WORK TO COMPLETE
Track down every line below that holds "uses" and copy it.

= = = = =

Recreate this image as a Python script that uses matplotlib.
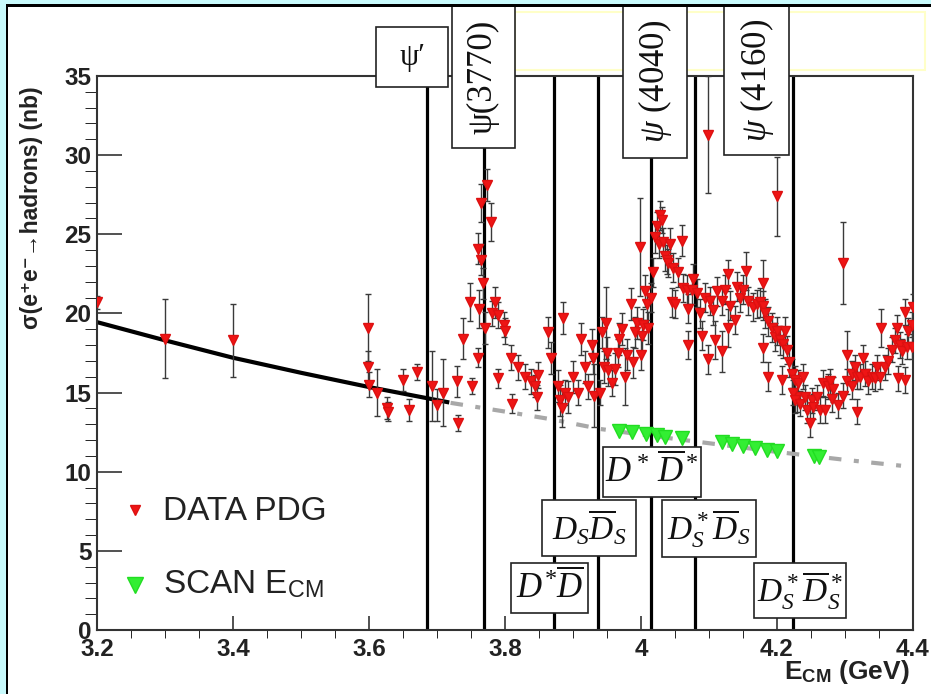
import matplotlib
matplotlib.use("Agg")
import matplotlib.pyplot as plt
from matplotlib.patches import Rectangle
from matplotlib.ticker import FormatStrFormatter, MultipleLocator

########
# Data
########

# PDG R-scan points: centre-of-mass energy (GeV), cross section (nb), error (nb)
E_PDG = [
    3.200, 3.300, 3.400, 3.598, 3.599, 3.600, 3.612, 3.626, 3.628, 3.650,
    3.659, 3.671, 3.693, 3.700, 3.709, 3.730, 3.731, 3.738, 3.749, 3.751,
    # psi(3770) peak
    3.760, 3.760, 3.762, 3.765, 3.765, 3.768, 3.771, 3.773, 3.779, 3.781,
    3.785, 3.790, 3.790, 3.799, 3.800, 3.809, 3.810, 3.819, 3.829, 3.838,
    3.844, 3.847, 3.849, 3.863, 3.868,
    # 3.87 - 4.01
    3.878, 3.881, 3.884, 3.886, 3.888, 3.893, 3.900, 3.907, 3.912, 3.918,
    3.922, 3.928, 3.930, 3.931, 3.940, 3.943, 3.946, 3.948, 3.950, 3.951,
    3.957, 3.962, 3.966, 3.968, 3.972, 3.976, 3.979, 3.985, 3.988, 3.991,
    3.994, 3.999, 4.000, 4.001, 4.003, 4.006, 4.009, 4.010,
    # psi(4040) / psi(4160)
    4.015, 4.018, 4.021, 4.024, 4.026, 4.028, 4.031, 4.032, 4.035, 4.038,
    4.040, 4.043, 4.046, 4.047, 4.050, 4.054, 4.060, 4.062, 4.068, 4.069,
    4.069, 4.075, 4.077, 4.082, 4.087, 4.090, 4.094, 4.099, 4.099, 4.101,
    4.106, 4.109, 4.112, 4.119, 4.119, 4.124, 4.128, 4.128, 4.131, 4.138,
    4.141, 4.146, 4.150, 4.154, 4.157, 4.165, 4.171, 4.175, 4.179, 4.179,
    4.179, 4.182, 4.187, 4.187, 4.193, 4.197, 4.200, 4.200, 4.204, 4.207,
    4.209, 4.212, 4.215, 4.218, 4.222, 4.226, 4.229,
    # above 4.22
    4.224, 4.226, 4.231, 4.234, 4.238, 4.241, 4.244, 4.249, 4.251, 4.253,
    4.259, 4.263, 4.268, 4.271, 4.275, 4.278, 4.281, 4.282, 4.290, 4.297,
    4.297, 4.303, 4.303, 4.310, 4.310, 4.315, 4.318, 4.318, 4.322, 4.326,
    4.329, 4.334, 4.340, 4.344, 4.347, 4.351, 4.353, 4.359, 4.363, 4.369,
    4.374, 4.376, 4.378, 4.381, 4.384, 4.388, 4.388, 4.391, 4.393, 4.398,
    4.398, 4.400,
]
SIG_PDG = [
    20.7, 18.4, 18.3, 19.1, 16.6, 15.5, 15.0, 14.0, 13.8, 15.8,
    13.9, 16.3, 15.4, 14.2, 15.0, 15.7, 13.1, 18.4, 20.7, 15.4,
    17.2, 24.1, 20.3, 27.0, 23.4, 21.9, 19.1, 28.1, 25.8, 20.0,
    20.7, 19.9, 15.9, 19.3, 18.9, 17.2, 14.3, 16.6, 16.0, 15.7,
    15.4, 14.7, 16.1, 18.8, 17.2,
    15.4, 14.5, 14.0, 19.7, 15.0, 14.7, 16.0, 15.0, 18.4, 16.6,
    15.4, 18.0, 17.2, 14.8, 15.0, 18.8, 16.6, 19.4, 17.5, 16.4,
    15.6, 16.5, 17.5, 18.4, 19.0, 16.0, 17.4, 20.6, 16.9, 18.8,
    19.4, 24.2, 17.4, 18.6, 19.3, 21.4, 20.6, 19.1,
    21.0, 22.6, 24.8, 25.5, 24.4, 26.2, 25.9, 24.5, 23.6, 23.4,
    23.2, 24.4, 20.7, 22.9, 20.6, 22.6, 24.6, 21.6, 21.5, 20.3,
    18.0, 21.5, 22.2, 21.3, 20.0, 18.6, 21.0, 31.3, 17.1, 20.8,
    20.2, 18.3, 21.4, 17.6, 20.8, 21.5, 22.5, 19.1, 20.5, 19.6,
    21.7, 21.0, 21.5, 22.7, 20.8, 20.4, 20.6, 20.7, 21.9, 20.5,
    17.8, 20.0, 16.0, 19.5, 19.1, 18.5, 27.4, 18.9, 18.3, 15.8,
    18.1, 18.9, 17.7, 16.9, 16.2, 15.8, 14.7,
    15.0, 14.5, 15.6, 14.3, 16.0, 14.7, 13.9, 13.1, 14.5, 14.1,
    14.7, 13.9, 15.6, 13.9, 15.4, 15.7, 14.6, 15.2, 14.2, 14.8,
    23.2, 17.4, 15.7, 16.2, 15.4, 16.6, 16.0, 13.8, 16.0, 17.2,
    16.2, 15.7, 16.0, 15.9, 16.6, 16.0, 19.1, 16.6, 17.0, 17.7,
    18.3, 19.1, 15.9, 18.0, 17.6, 20.1, 15.8, 17.9, 18.9, 19.3,
    17.9, 20.4,
]
ERR_PDG = [
    0.4, 2.5, 2.3, 2.1, 1.0, 0.8, 1.5, 0.7, 0.6, 0.7,
    0.7, 0.5, 2.2, 1.0, 2.1, 1.0, 0.5, 1.3, 1.2, 0.5,
    0.6, 1.0, 1.2, 1.2, 1.0, 1.0, 1.0, 1.0, 1.2, 0.8,
    1.0, 0.8, 0.6, 0.8, 0.8, 0.8, 0.6, 0.8, 0.8, 0.8,
    0.7, 0.8, 0.8, 1.0, 1.0,
    1.0, 1.0, 1.2, 1.0, 0.8, 1.0, 1.0, 0.8, 1.0, 1.0,
    0.8, 1.0, 1.0, 2.0, 0.8, 1.0, 1.0, 2.3, 1.0, 1.0,
    0.8, 1.0, 0.9, 1.0, 1.0, 1.8, 1.0, 1.0, 1.0, 1.0,
    1.0, 3.1, 1.0, 1.0, 1.0, 1.0, 1.0, 1.0,
    0.9, 0.9, 1.0, 0.9, 0.9, 0.9, 0.8, 0.9, 0.9, 0.9,
    0.9, 1.0, 0.9, 0.9, 0.9, 0.9, 1.0, 0.9, 0.9, 0.9,
    0.9, 0.9, 0.9, 0.9, 0.9, 0.9, 0.9, 3.7, 0.9, 0.9,
    0.9, 1.2, 0.9, 1.3, 0.9, 0.9, 0.9, 1.2, 0.9, 0.9,
    0.9, 0.9, 0.9, 1.2, 0.9, 0.9, 0.9, 0.9, 1.5, 0.9,
    0.9, 0.9, 0.9, 0.9, 0.9, 0.9, 2.5, 0.9, 0.9, 0.9,
    0.9, 0.9, 0.9, 0.9, 0.9, 0.9, 0.9,
    0.8, 0.8, 0.8, 0.8, 0.8, 0.8, 0.8, 0.9, 0.8, 0.8,
    0.8, 0.8, 0.8, 0.8, 0.8, 0.8, 0.8, 0.8, 0.8, 0.8,
    2.6, 1.5, 0.8, 0.8, 0.8, 0.8, 0.8, 0.8, 0.8, 0.8,
    0.8, 0.8, 0.8, 0.8, 0.8, 0.8, 1.2, 0.8, 0.8, 0.8,
    0.8, 0.8, 0.8, 0.8, 0.8, 0.8, 0.8, 0.8, 0.8, 0.8,
    0.8, 0.8,
]
assert len(E_PDG) == len(SIG_PDG) == len(ERR_PDG)

# energy scan points
E_SCAN = [3.967, 3.987, 4.007, 4.024, 4.036, 4.060,
          4.119, 4.134, 4.150, 4.168, 4.185, 4.200,
          4.255, 4.262]
SIG_SCAN = [12.6, 12.5, 12.4, 12.3, 12.2, 12.1,
            11.85, 11.75, 11.65, 11.5, 11.4, 11.3,
            11.0, 10.9]

# continuum fit (solid) and its extrapolation (dash-dot)
E_FIT = [3.200, 3.300, 3.400, 3.500, 3.600, 3.715]
SIG_FIT = [19.45, 18.3, 17.2, 16.25, 15.35, 14.4]
E_EXTRA = [3.72, 3.80, 3.87, 3.94, 4.00, 4.10, 4.20, 4.30, 4.40]
SIG_EXTRA = [14.35, 13.8, 13.3, 12.7, 12.35, 11.8, 11.25, 10.75, 10.3]

# resonances and open-charm thresholds (GeV)
MARKERS_E = [3.686, 3.769, 3.872, 3.937, 4.014, 4.080, 4.224]

##########
# Figure
##########
W, H = 931, 694

plt.rcParams["mathtext.fontset"] = "custom"
plt.rcParams["mathtext.rm"] = "Liberation Serif"
plt.rcParams["mathtext.it"] = "Liberation Serif:italic"
plt.rcParams["mathtext.sf"] = "Liberation Sans"
plt.rcParams["mathtext.bf"] = "Liberation Sans:bold"

SANS = ["Liberation Sans", "DejaVu Sans"]
SERIF = ["Liberation Serif", "DejaVu Serif"]


def fx(px):
    return px / W


def fy(py):
    return 1 - py / H


def fig_rect(fig, x0, y0, x1, y1, **kw):
    r = Rectangle((fx(x0), fy(y1)), fx(x1) - fx(x0), fy(y0) - fy(y1),
                  transform=fig.transFigure, **kw)
    fig.add_artist(r)


fig = plt.figure(figsize=(W / 100, H / 100), dpi=100, facecolor="white")

# cyan page edge and black frame (top and left only, picture is cropped)
fig_rect(fig, 0, 0, W, 4, fc="#c8fafc", ec="none", zorder=5)
fig_rect(fig, 0, 0, 6, H, fc="#c8fafc", ec="none", zorder=5)
fig_rect(fig, 6, 4, W, 7, fc="black", ec="none", zorder=6)
fig_rect(fig, 6, 4, 8, H, fc="black", ec="none", zorder=6)

ax = fig.add_axes([fx(97), fy(630), fx(913) - fx(97), fy(76) - fy(630)])
ax.set_xlim(3.2, 4.4)
ax.set_ylim(0, 35)

for e in MARKERS_E:
    ax.axvline(e, color="black", lw=2.3, zorder=1)

ax.plot(E_EXTRA, SIG_EXTRA, color="#a8a8a8", lw=3, dashes=[3, 3, 1.2, 3], zorder=2)
ax.plot(E_FIT, SIG_FIT, color="black", lw=3, zorder=2)

ax.errorbar(E_PDG, SIG_PDG, yerr=ERR_PDG, fmt="none", ecolor="#3a3a3a",
            elinewidth=1.0, capsize=2.2, capthick=1.0, zorder=3)
ax.plot(E_PDG, SIG_PDG, "v", color="#ee1515", mec="#dd1010", ms=7, zorder=4)
ax.plot(E_SCAN, SIG_SCAN, "v", color="#33ee33", mec="#22dd22", ms=10, zorder=4)

# axes styling
for s in ax.spines.values():
    s.set_color("#333333")
    s.set_linewidth(1.5)
ax.xaxis.set_major_locator(MultipleLocator(0.2))
ax.xaxis.set_minor_locator(MultipleLocator(0.05))
ax.yaxis.set_major_locator(MultipleLocator(5))
ax.yaxis.set_minor_locator(MultipleLocator(1))
ax.xaxis.set_major_formatter(FormatStrFormatter("%g"))
ax.tick_params(direction="in", top=False, right=False, color="#333333", width=1.2)
ax.tick_params(axis="x", which="major", length=10, pad=6)
ax.tick_params(axis="x", which="minor", length=6)
ax.tick_params(axis="y", which="major", length=18, pad=4)
ax.tick_params(axis="y", which="minor", length=9)
for lab in ax.get_xticklabels() + ax.get_yticklabels():
    lab.set_fontfamily(SANS)
    lab.set_fontweight("bold")
    lab.set_fontsize(17.5)
    lab.set_color("#222222")

fig.text(fx(32), fy(208), "σ(e⁺e⁻→hadrons) (nb)", rotation=90,
         ha="center", va="center", fontsize=16.5, fontweight="bold",
         family=SANS, color="#222222")
fig.text(fx(910), fy(672), r"E$_{\mathbf{CM}}$ (GeV)", ha="right", va="center",
         fontsize=19, fontweight="bold", family=SANS, color="#222222")

# legend
ax.plot([0.0466], [0.2166], "v", transform=ax.transAxes, color="#ee1515",
        mec="#dd1010", ms=7, clip_on=False)
ax.plot([0.0466], [0.0812], "v", transform=ax.transAxes, color="#33ee33",
        mec="#22dd22", ms=11, clip_on=False)
fig.text(fx(163), fy(512), "DATA PDG", ha="left", va="center", fontsize=24,
         family=SANS, color="#222222")
fig.text(fx(163), fy(584), r"SCAN E$_{\mathsf{CM}}$", ha="left", va="center",
         fontsize=24, family=SANS, color="#222222")

# faint leftover legend frame at the top
fig_rect(fig, 515, 12, 925, 70, fc="none", ec="#ffffc8", lw=1.5, zorder=2)

# resonance and threshold label boxes: (x0, y0, x1, y1, text, rotation, size)
BOXES = [
    (376, 27, 448, 87, "ψ′", 0, 22),
    (452, 5, 515, 148, "ψ(3770)", 90, 25),
    (623, 5, 687, 158, r"$\psi$ (4040)", 90, 25),
    (724, 5, 789, 155, r"$\psi$ (4160)", 90, 25),
    (603, 447, 701, 497, r"$D^*\,\overline{D}^*$", 0, 25),
    (542, 500, 636, 556, r"$D_S\overline{D}_S$", 0, 24),
    (662, 500, 756, 557, r"$D_S^*\overline{D}_S$", 0, 24),
    (511, 563, 588, 613, r"$D^{\!*}\!\overline{D}$", 0, 25),
    (754, 563, 846, 618, r"$D_S^*\overline{D}_S^*$", 0, 24),
]
for x0, y0, x1, y1, label, rot, size in BOXES:
    fig_rect(fig, x0, y0, x1, y1, fc="white", ec="#222222", lw=1.2, zorder=3)
    fig.text(fx((x0 + x1) / 2), fy((y0 + y1) / 2), label, rotation=rot,
             ha="center", va="center", fontsize=size, family=SERIF,
             color="#111111", zorder=4)

fig.savefig("out.png", dpi=100)
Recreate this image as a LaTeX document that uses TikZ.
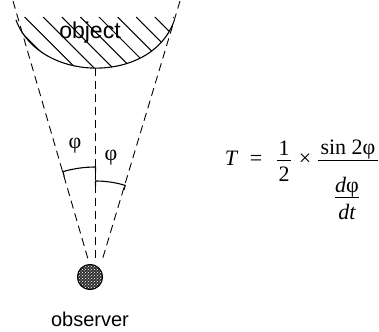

= = = = =

SOLUTION BELOW
Recreate this image as a Python script that uses matplotlib.
Recreate this image as a LaTeX document that uses TikZ.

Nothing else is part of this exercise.